A Brief History of Telescopes

Although telescopes has been around for several hundreds of years, there has been great discrepancy as to who invented it first. Here is one authors opinion. Lippershey was a Dutch spectacle marker during the early 17th century (approximately 1600). He was one of the first who created the "looker" (now called telescope) by placing two pieces of lenses together. The discovery that placing lenses together can magnify images were made by children who took Lippershey's spectacles and looked at a distant church tower.

One of the most influential scientist associated with the telescope has to be Galileo. He took the design and reinvented the telescope into one of the first refractive telescopes we use to this day.

Galileo used this great invention to report astronomical facts such as the moon is cover with craters instead of being smooth, the Milky Way is composed of millions of stars, and Jupiter have four moons. Perhaps the most famous discovery is the Earth revolves around the Sun and the Earth is not the center of the universe (even though he was discredited at the time).

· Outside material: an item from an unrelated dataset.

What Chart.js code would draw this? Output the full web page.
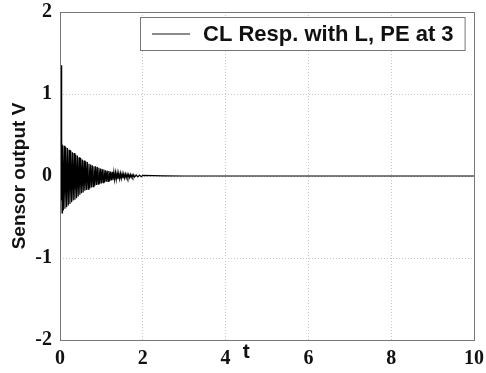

Newton was also involved with telescopes. After his growing interest with light bending, he applied his knowledge of the reflecting and refracting properties of light and invented the first reflective telescopes. Newton's reflective telescopes vastly improve the clarity of images as well as escaping from chromatic abberration. In order to fully understand the concepts and ideas of how a telescopes work, some knowledge of simple optics are required.

Some Simple Optics

Refraction

Refraction occurs when light travels from one medium crosses a boundary and enters another medium of different properties. For example, light traveling from air to water. The amount of refraction (or bending) can be calculated using Snell's Law.

Refractor

How Refractor Telescopes Work

The principle behind the refractive telescopes is the use of two glass lenses (objective lens and eyepiece lens) to gather and bend parallel light rays in a certain way so that the image fits the size of the eye's pupil. Light rays is gather through the opening of the telescope called the aperture and passes through the objective lens and refracts onto a single point called the focal point. From there the light rays continue the same direction until it hits the eyepiece lens which also refract the light back into parallel rays. During the process, the image that enters our eyes is actually reverse of the original image and magnified because the size in which we preceive the image.